O game AC III e se passa durante dois eventos da história dos EUA. A princípio, durante o final da French and Indian War, em 1963 (BORNEMAN, 2006), e em seguida durante o período da revolução estadunidense (SHAW, 2015), aproximadamente entre os anos de 1765 e 1781, período em que os EUA lutavam pela independência do Reino Unido. Ao longo do game, o jogador controla dois novos protagonistas históricos, Haytham Kenway, Grão-Mestre da Ordem dos Templários (o cargo mais alto da instituição), e Ratonhnhaké:ton (posteriormente chamado de Connor Kenway), filho de Haytham com Kaniehti:io, uma personagem do game. Enquanto os personagens apresentados são fictícios, a população nativa representada no game, chamada de Kanien’kehá:ka, de onde se originam Ratonhnhaké:ton e Kaniehti:io existe no mundo real e são uma das seis nações que fazem parte dos Haudenosaunee (DEER, 2016), ou Confederação Iroquois das Seis Nações (JACOBS, 2019). Dessa forma, além dos eventos relativos à revolução estadunidense, o enredo também abarca, ainda que de maneira tangencial, a luta dos Kanien’kehá:ka pela proteção de suas terras dos colonos britânicos.


Ratonhnhaké:ton (Connor) à esquerda e Haytham Kenway à direita



Kaniehti’io


Devido ao contexto histórico apresentado, o game ocorre em momentos bastante distintos, o que por consequência traz paisagens sonoras virtuais também mais diversas. Em um primeiro momento o jogador controla Haytham Kenway, iniciando no Royal Theatre, Drury Lane, o mais antigo ainda em uso atualmente (CARTER, 1967), no qual durante a primeira missão a paisagem sonora virtual escutada pelo jogador é preenchida majoritariamente pela ópera The Beggar’s Opera, de John Gay, apresentada pela primeira vez em 1728 (MCINTOSH, 1974). A ópera, nesse contexto, adquire características de “som fundamental” (SCHAFER, 2011, p. 26) durante esse primeiro momento do game, termo que embora Schafer atribua apenas a sons de geografia, como água e vento, ou sons de animais como pássaros e insetos, no contexto desse momento do game a ópera torna-se uma sonoridade constante sobre a qual ocorrem os eventos do game.

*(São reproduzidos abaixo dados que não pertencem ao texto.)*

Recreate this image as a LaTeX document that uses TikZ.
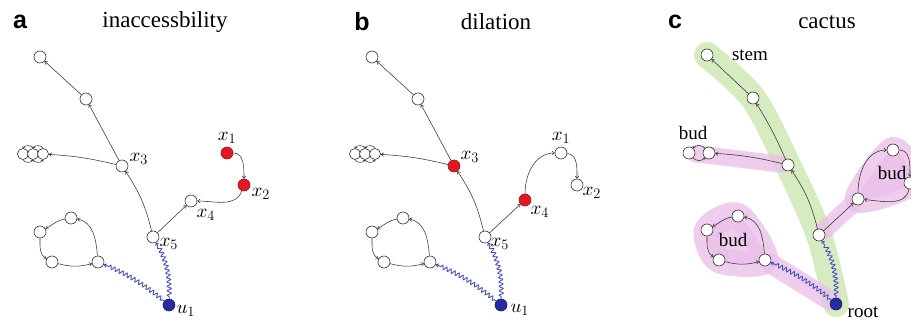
\documentclass[tikz,border=0pt]{standalone}
\usepackage{fontspec}
\setmainfont{Liberation Serif}
\newfontfamily\panelfont{Liberation Sans}
\DeclareFontShape{OML}{cmm}{m}{it}{<->cmmi10}{}
\usetikzlibrary{positioning, arrows.meta, decorations.pathmorphing, backgrounds}

\definecolor{hotred}{RGB}{228,24,36}
\definecolor{rootblue}{RGB}{36,44,160}
\definecolor{wavyblue}{RGB}{70,80,190}
\definecolor{stemgreen}{RGB}{214,236,192}
\definecolor{budpink}{RGB}{234,192,232}

\tikzset{
	vtx/.style={circle, draw=black!80, fill=white, line width=0.6pt, minimum size=12pt, inner sep=0pt},
	smallvtx/.style={vtx, minimum size=11pt},
	hotvtx/.style={vtx, draw=hotred!70!black, fill=hotred},
	rootvtx/.style={vtx, draw=rootblue!70!black, fill=rootblue},
	lbl/.style={inner sep=0pt, font=\fontsize{19}{22}\selectfont},
	arc/.style={draw=black!80, line width=0.55pt, -{To[length=3pt,width=4pt]}},
	loopy/.style={arc, -{To[length=2pt,width=3pt]}},
	wave/.style={draw=wavyblue, line width=0.9pt, -{To[length=3pt,width=4pt]}, decorate,
		decoration={snake, amplitude=2pt, segment length=4.5pt, pre length=2pt, post length=4pt}},
	title/.style={inner sep=0pt, font=\fontsize{23}{26}\selectfont},
	letter/.style={inner sep=0pt, font=\panelfont\bfseries\fontsize{25}{28}\selectfont},
	stemband/.style={draw=stemgreen, line width=26pt, line cap=round, line join=round},
	budband/.style={draw=budpink, fill=budpink, opacity=0.8, line cap=round, line join=round}
}

\begin{document}
\begin{tikzpicture}[x=1pt, y=1pt]
	\useasboundingbox (0,0) rectangle (911,322);
	% Panel titles:
	\node[letter] (alet) at (20,300) {a};
	\node[title] (atitle) at (165,300) {inaccessbility};
	\node[letter] (blet) at (362,300) {b};
	\node[title] (btitle) at (496,300) {dilation};
	\node[letter] (clet) at (675,300) {c};
	\node[title] (ctitle) at (827,300) {cactus};

	% a: inaccessibility
	\begin{scope}
		\node[vtx] (at1) at (40,265) {};
		\node[vtx] (at2) at (86,223) {};
		\node[vtx] (ax3) at (122,156) {};
		\node[smallvtx] (ata) at (23,168) {};
		\node[smallvtx] (atb) at (33,168) {};
		\node[smallvtx] (atc) at (43,168) {};
		\node[hotvtx] (ax1) at (227,169) {};
		\node[hotvtx] (ax2) at (244,137) {};
		\node[vtx] (ax4) at (191,121) {};
		\node[vtx] (ax5) at (153,85) {};
		\node[vtx] (ac1) at (98,60) {};
		\node[vtx] (ac2) at (71,104) {};
		\node[vtx] (ac3) at (40,90) {};
		\node[vtx] (ac4) at (52,60) {};
		\node[rootvtx] (au1) at (169,17) {};
		\node[lbl, above=3pt of ax1] (ax1l) {$x_1$};
		\node[lbl, right=1pt of ax2, yshift=-9pt] (ax2l) {$x_2$};
		\node[lbl, right=1pt of ax3, yshift=7pt] (ax3l) {$x_3$};
		\node[lbl, right=-1pt of ax4, yshift=-14pt] (ax4l) {$x_4$};
		\node[lbl, right=0pt of ax5, yshift=-7pt] (ax5l) {$x_5$};
		\node[lbl, right=1pt of au1, yshift=-6pt] (au1l) {$u_1$};
		\draw[arc] (ax5) to[bend right=10] (ax3);
		\draw[arc] (ax3) -- (at2);
		\draw[arc] (at2) -- (at1);
		\draw[arc] (ax3) to[bend right=5] (atc);
		\draw[loopy] (atc.north) to[bend right=60] (atb.north);
		\draw[loopy] (atb.north) to[bend right=60] (ata.north);
		\draw[loopy] (ata.south) to[bend right=60] (atb.south);
		\draw[loopy] (atb.south) to[bend right=60] (atc.south);
		\draw[arc] (ax5) -- (ax4);
		\draw[arc] (ax1) to[out=0, in=90] (ax2);
		\draw[arc] (ax2) to[out=-110, in=0] (ax4);
		\draw[arc] (ac1) to[out=95, in=-10] (ac2);
		\draw[arc] (ac2) to[out=190, in=30] (ac3);
		\draw[arc] (ac3) to[out=-90, in=150] (ac4);
		\draw[arc] (ac4) to[bend right=15] (ac1);
		\draw[wave] (au1) to[bend right=15] (ax5);
		\draw[wave] (au1) to[bend right=8] (ac1);
	\end{scope}

	% b: dilation
	\begin{scope}[xshift=332pt]
		\node[vtx] (bt1) at (40,265) {};
		\node[vtx] (bt2) at (86,223) {};
		\node[hotvtx] (bx3) at (122,156) {};
		\node[smallvtx] (bta) at (23,168) {};
		\node[smallvtx] (btb) at (33,168) {};
		\node[smallvtx] (btc) at (43,168) {};
		\node[vtx] (bx1) at (229,169) {};
		\node[vtx] (bx2) at (245,137) {};
		\node[hotvtx] (bx4) at (193,122) {};
		\node[vtx] (bx5) at (153,85) {};
		\node[vtx] (bc1) at (98,60) {};
		\node[vtx] (bc2) at (71,104) {};
		\node[vtx] (bc3) at (40,90) {};
		\node[vtx] (bc4) at (52,60) {};
		\node[rootvtx] (bu1) at (169,17) {};
		\node[lbl, above=3pt of bx1] (bx1l) {$x_1$};
		\node[lbl, right=-1pt of bx2, yshift=-8pt] (bx2l) {$x_2$};
		\node[lbl, right=0pt of bx3, yshift=9pt] (bx3l) {$x_3$};
		\node[lbl, right=-1pt of bx4, yshift=-12pt] (bx4l) {$x_4$};
		\node[lbl, right=-1pt of bx5, yshift=-7pt] (bx5l) {$x_5$};
		\node[lbl, right=3pt of bu1, yshift=-5pt] (bu1l) {$u_1$};
		\draw[arc] (bx5) to[bend right=10] (bx3);
		\draw[arc] (bx3) -- (bt2);
		\draw[arc] (bt2) -- (bt1);
		\draw[arc] (bx3) to[bend right=5] (btc);
		\draw[loopy] (btc.north) to[bend right=60] (btb.north);
		\draw[loopy] (btb.north) to[bend right=60] (bta.north);
		\draw[loopy] (bta.south) to[bend right=60] (btb.south);
		\draw[loopy] (btb.south) to[bend right=60] (btc.south);
		\draw[arc] (bx5) -- (bx4);
		\draw[arc] (bx4) to[out=90, in=180] (bx1);
		\draw[arc] (bx1) to[out=-5, in=90] (bx2);
		\draw[arc] (bc1) to[out=95, in=-10] (bc2);
		\draw[arc] (bc2) to[out=190, in=30] (bc3);
		\draw[arc] (bc3) to[out=-90, in=150] (bc4);
		\draw[arc] (bc4) to[bend right=15] (bc1);
		\draw[wave] (bu1) to[bend right=15] (bx5);
		\draw[wave] (bu1) to[bend right=8] (bc1);
	\end{scope}

	% c: cactus
	\begin{scope}[xshift=667pt]
		\node[vtx] (ct1) at (40,267) {};
		\node[vtx] (ct2) at (86,224) {};
		\node[vtx] (cj3) at (121,157) {};
		\node[vtx] (cb1) at (22,169) {};
		\node[vtx] (cb2) at (42,169) {};
		\node[vtx] (cx1) at (226,172) {};
		\node[vtx] (cx2) at (243,139) {};
		\node[vtx] (cx4) at (191,123) {};
		\node[vtx] (cx5) at (152,87) {};
		\node[vtx] (cc1) at (98,62) {};
		\node[vtx] (cc2) at (71,106) {};
		\node[vtx] (cc3) at (40,92) {};
		\node[vtx] (cc4) at (52,62) {};
		\node[rootvtx] (cu1) at (169,18) {};
		\node[lbl] (cstem) at (83,267) {stem};
		\node[lbl] (cbudl) at (26,189) {bud};
		\node[lbl] (cbudr) at (225,149) {bud};
		\node[lbl] (cbudd) at (66,82) {bud};
		\node[lbl] (croot) at (196,10) {root};
		\draw[arc] (cx5) to[bend right=10] (cj3);
		\draw[arc] (cj3) to[bend right=4] (ct2);
		\draw[arc] (ct2) -- (ct1);
		\draw[arc] (cj3) to[bend right=5] (cb2);
		\draw[loopy] (cb2) to[bend right=50] (cb1);
		\draw[loopy] (cb1) to[bend right=50] (cb2);
		\draw[arc] (cx5) -- (cx4);
		\draw[arc] (cx4) to[out=90, in=180] (cx1);
		\draw[arc] (cx1) to[out=0, in=90] (cx2);
		\draw[arc] (cx2) to[out=-100, in=-5] (cx4);
		\draw[arc] (cc1) to[out=95, in=-10] (cc2);
		\draw[arc] (cc2) to[out=190, in=30] (cc3);
		\draw[arc] (cc3) to[out=-90, in=150] (cc4);
		\draw[arc] (cc4) to[bend right=15] (cc1);
		\draw[wave] (cu1) to[bend right=15] (cx5);
		\draw[wave] (cu1) to[bend right=8] (cc1);
		% stem and buds behind
		\begin{scope}[on background layer]
			\draw[stemband] plot[smooth] coordinates {(cu1) (cx5) (cj3) (ct2) (ct1)};
			\draw[budband, line width=17pt] (cb1) -- (cj3);
			\draw[budband, line width=26pt] plot[smooth cycle] coordinates {(cc1) (cc2) (cc3) (cc4)};
			\draw[budband, line width=20pt] (cu1) -- (cc1);
			\draw[budband, line width=26pt] plot[smooth cycle] coordinates {(cx4) (cx1) (cx2)};
			\draw[budband, line width=18pt] (cx5) -- (cx4);
		\end{scope}
	\end{scope}
\end{tikzpicture}
\end{document}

Após esta primeira missão, Haytham viaja a Boston em busca de um Pedaço do Éden que supostamente estaria escondido nas terras dos Kanien’kehá:ka, razão pela qual ele ajuda Kaniehti:io nesses primeiros momentos do game. Os locais que são apresentados ao jogador em Boston são diversos, desde o porto local, onde se intercalam as vozes de marinheiros, comerciantes e suas ferramentas de trabalho, até tavernas com músicas animadas ou fazendas nas quais Kanien’kehá:ka são forçados a trabalhar sob palavras de ordem dos guardas locais.

Após Haytham encontrar o que buscava com a ajuda de Kaniehti:io, o jogador passa a controlar Ratonhnhaké:ton, cerca de 9 anos depois no enredo do game. O jogador assume o controle do personagem em três períodos de sua vida, a princípio durante sua infância, quando encontra-se com os colonos pela primeira vez no game; o segundo período é durante a adolescência, quando inicia o treinamento com o ex membro da Ordem dos Assassinos Achiles Davenport, personagem fictício do game que lhe dá o nome de Connor para que seja melhor aceito nas cidades do game; e por fim, já durante a vida adulta, atua ativamente, como membro da Ordem dos Assassinos, tanto em eventos da revolução estadunidense quanto na luta dos Kanien’keha:ka para evitar que seu povo perca suas terras.



Achiles Davenport


Em cada período da vida de Ratonhnhaké:ton (ou Connor), é possível destacar alguns aspectos diversos das paisagens sonoras virtuais destes. Durante sua infância, que se passa na vila de seu povo, é possível escutar a representação do que seriam os marcos sonoros dessa população, desde sua música, que atua ambiguamente como trilha musical e ambiente sônico (CAMARGO, 2022) no game, até o idioma nos diálogos, que são sempre no idioma original do povo ao invés do inglês. Conforme descrito por Venables (2012), Teiowí:sonte Thomas Deer, consultor da equipe criativa da Ubisoft para assuntos relacionados aos Kanien'kehá:ka, destaca o esforço da desenvolvedora em apresentar a cultura dos nativos de maneira tão fidedigna quanto possível no game. Além disso, apesar da distância temporal, Akwiratékha Martin, outro dos consultores, afirma que houveram poucas alterações entre o vocabulário do idioma no período do game para os dias atuais.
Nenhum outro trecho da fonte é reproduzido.